Stated exercise. Skip the pictures, please, and write out exactly the lines from the opening of the data through the line containing "yticks = [0, 10, 20, 30, 40, 50, 60, 70, 80]".
**** Dataset excerpt
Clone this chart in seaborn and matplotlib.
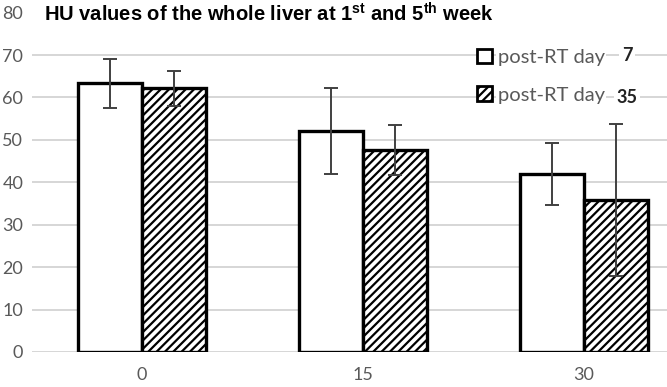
import pandas as pd
import matplotlib
matplotlib.use("Agg")
import matplotlib.pyplot as plt
import matplotlib.patches as mpatches
import seaborn as sb

# values
doses = ["0", "15", "30"]
day7 = [63.3, 52.1, 42.0]
day7_err = [5.7, 10.2, 7.3]
day35 = [62.2, 47.6, 35.8]
day35_err = [4.1, 5.9, 17.9]
groups = ["7", "35"]
yticks = [0, 10, 20, 30, 40, 50, 60, 70, 80]

sb.set_style("white")
plt.rcParams["font.family"] = ["Lato", "DejaVu Sans"]
plt.rcParams["hatch.linewidth"] = 1.6
plt.rcParams["hatch.color"] = "black"
plt.rcParams["mathtext.fontset"] = "custom"
plt.rcParams["mathtext.bf"] = "Liberation Sans:bold"

df = pd.DataFrame({
    "dose": doses * 2,
    "HU": day7 + day35,
    "err": day7_err + day35_err,
    "day": [groups[0]] * 3 + [groups[1]] * 3,
})

fig = plt.figure(figsize=(6.67, 3.87), dpi=100)
ax = fig.add_axes([31.5 / 667, 35 / 387, 663 / 667, 339.4 / 387])

sb.barplot(data=df, x="dose", y="HU", hue="day", hue_order=groups,
           order=doses, width=0.575, gap=0, errorbar=None,
           palette=["white", "white"], edgecolor="black", linewidth=2.4,
           legend=False, ax=ax)

bars = [p for p in ax.patches if isinstance(p, mpatches.Rectangle)]
for i, p in enumerate(bars):
    if i >= 3:
        p.set_hatch("////")
    p.set_zorder(3)

# error bars at the bar centres
xs = [p.get_x() + p.get_width() / 2 for p in bars]
ys = [p.get_height() for p in bars]
ax.errorbar(xs, ys, yerr=day7_err + day35_err, fmt="none", ecolor="#404040",
            elinewidth=1.4, capsize=5, capthick=1.4, zorder=4)

ax.set_ylim(0, 80)
ax.set_yticks(yticks)
ax.set_xlim(-0.5, 2.5)
ax.yaxis.grid(True, color="#d0d0d0", linewidth=1.2)
ax.set_axisbelow(True)
ax.get_ygridlines()[-1].set_visible(False)
for s in ax.spines.values():
    s.set_visible(False)
ax.tick_params(axis="both", length=0, labelsize=13, labelcolor="#595959")
ax.tick_params(axis="y", pad=6)
ax.tick_params(axis="x", pad=11)
ax.set_xlabel("")
ax.set_ylabel("")

fig.text(0.066, 0.965, r"HU values of the whole liver at 1$^{\mathbf{st}}$ and 5$^{\mathbf{th}}$ week",
         fontsize=14.5, fontweight="bold", family=["Liberation Sans", "DejaVu Sans"],
         va="center", ha="left", color="black")

# legend
h7 = mpatches.Patch(facecolor="white", edgecolor="black", linewidth=2)
h35 = mpatches.Patch(facecolor="white", edgecolor="black", linewidth=2, hatch="////")
leg = ax.legend([h7, h35], ["post-RT day", "post-RT day"], loc="upper left",
                bbox_to_anchor=(437 / 663, 1 - 28 / 339.4), frameon=False,
                fontsize=14.5, labelspacing=1.0, handlelength=0.75, handleheight=0.75,
                handletextpad=0.3, borderaxespad=0)
for t in leg.get_texts():
    t.set_color("#595959")
    t.set_bbox(dict(facecolor="white", edgecolor="none", pad=1))
xnum = (627 - 31.5) / 663
ax.text(xnum, 70, "7", transform=ax.get_yaxis_transform(),
        fontsize=13, fontweight="bold", va="center", ha="center", color="#222222",
        bbox=dict(facecolor="white", edgecolor="none", pad=2))
ax.text(xnum, 60, "35", transform=ax.get_yaxis_transform(),
        fontsize=13, fontweight="bold", va="center", ha="center", color="#222222",
        bbox=dict(facecolor="white", edgecolor="none", pad=2))

fig.savefig("out.png", dpi=100)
********
Solution.
Clone this chart in seaborn and matplotlib.
import pandas as pd
import matplotlib
matplotlib.use("Agg")
import matplotlib.pyplot as plt
import matplotlib.patches as mpatches
import seaborn as sb

# values
doses = ["0", "15", "30"]
day7 = [63.3, 52.1, 42.0]
day7_err = [5.7, 10.2, 7.3]
day35 = [62.2, 47.6, 35.8]
day35_err = [4.1, 5.9, 17.9]
groups = ["7", "35"]
yticks = [0, 10, 20, 30, 40, 50, 60, 70, 80]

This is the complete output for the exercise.